** start **

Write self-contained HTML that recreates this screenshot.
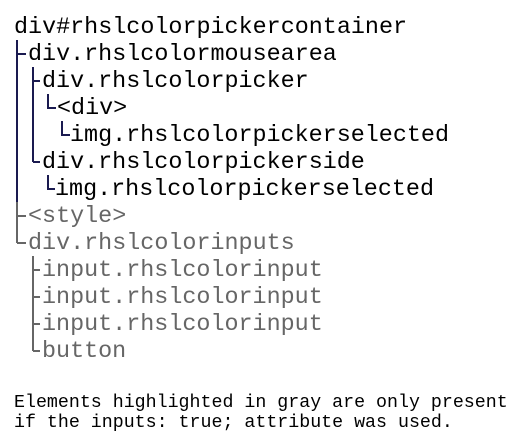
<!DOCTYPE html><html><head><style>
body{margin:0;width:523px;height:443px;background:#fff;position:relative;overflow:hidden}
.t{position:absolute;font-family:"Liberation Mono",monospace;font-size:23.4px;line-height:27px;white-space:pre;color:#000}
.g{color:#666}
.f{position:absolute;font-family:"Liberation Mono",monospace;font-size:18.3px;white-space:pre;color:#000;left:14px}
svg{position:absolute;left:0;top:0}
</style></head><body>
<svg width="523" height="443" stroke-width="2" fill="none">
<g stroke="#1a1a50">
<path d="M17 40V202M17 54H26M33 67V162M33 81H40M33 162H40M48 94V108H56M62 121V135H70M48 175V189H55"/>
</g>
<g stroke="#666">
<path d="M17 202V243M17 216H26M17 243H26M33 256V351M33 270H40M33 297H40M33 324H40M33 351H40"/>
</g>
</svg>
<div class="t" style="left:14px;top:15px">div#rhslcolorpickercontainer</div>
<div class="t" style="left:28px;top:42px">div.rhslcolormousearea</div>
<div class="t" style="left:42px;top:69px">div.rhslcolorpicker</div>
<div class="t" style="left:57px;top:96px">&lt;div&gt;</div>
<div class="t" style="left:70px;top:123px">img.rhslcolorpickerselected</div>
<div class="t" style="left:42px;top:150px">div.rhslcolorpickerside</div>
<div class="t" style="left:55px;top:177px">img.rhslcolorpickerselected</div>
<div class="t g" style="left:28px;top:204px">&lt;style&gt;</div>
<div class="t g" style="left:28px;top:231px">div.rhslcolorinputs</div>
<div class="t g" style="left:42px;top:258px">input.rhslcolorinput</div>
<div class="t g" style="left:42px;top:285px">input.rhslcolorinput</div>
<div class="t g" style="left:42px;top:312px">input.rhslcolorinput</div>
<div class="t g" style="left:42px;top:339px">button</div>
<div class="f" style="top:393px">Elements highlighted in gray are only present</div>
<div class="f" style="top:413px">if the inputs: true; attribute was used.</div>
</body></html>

** end **

What you need to do
Reproduce each line exactly as it appears, omitting the pictures.

Written reply
Write self-contained HTML that recreates this screenshot.
<!DOCTYPE html><html><head><style>
body{margin:0;width:523px;height:443px;background:#fff;position:relative;overflow:hidden}
.t{position:absolute;font-family:"Liberation Mono",monospace;font-size:23.4px;line-height:27px;white-space:pre;color:#000}
.g{color:#666}
.f{position:absolute;font-family:"Liberation Mono",monospace;font-size:18.3px;white-space:pre;color:#000;left:14px}
svg{position:absolute;left:0;top:0}
</style></head><body>
<svg width="523" height="443" stroke-width="2" fill="none">
<g stroke="#1a1a50">
<path d="M17 40V202M17 54H26M33 67V162M33 81H40M33 162H40M48 94V108H56M62 121V135H70M48 175V189H55"/>
</g>
<g stroke="#666">
<path d="M17 202V243M17 216H26M17 243H26M33 256V351M33 270H40M33 297H40M33 324H40M33 351H40"/>
</g>
</svg>
<div class="t" style="left:14px;top:15px">div#rhslcolorpickercontainer</div>
<div class="t" style="left:28px;top:42px">div.rhslcolormousearea</div>
<div class="t" style="left:42px;top:69px">div.rhslcolorpicker</div>
<div class="t" style="left:57px;top:96px">&lt;div&gt;</div>
<div class="t" style="left:70px;top:123px">img.rhslcolorpickerselected</div>
<div class="t" style="left:42px;top:150px">div.rhslcolorpickerside</div>
<div class="t" style="left:55px;top:177px">img.rhslcolorpickerselected</div>
<div class="t g" style="left:28px;top:204px">&lt;style&gt;</div>
<div class="t g" style="left:28px;top:231px">div.rhslcolorinputs</div>
<div class="t g" style="left:42px;top:258px">input.rhslcolorinput</div>
<div class="t g" style="left:42px;top:285px">input.rhslcolorinput</div>
<div class="t g" style="left:42px;top:312px">input.rhslcolorinput</div>
<div class="t g" style="left:42px;top:339px">button</div>
<div class="f" style="top:393px">Elements highlighted in gray are only present</div>
<div class="f" style="top:413px">if the inputs: true; attribute was used.</div>
</body></html>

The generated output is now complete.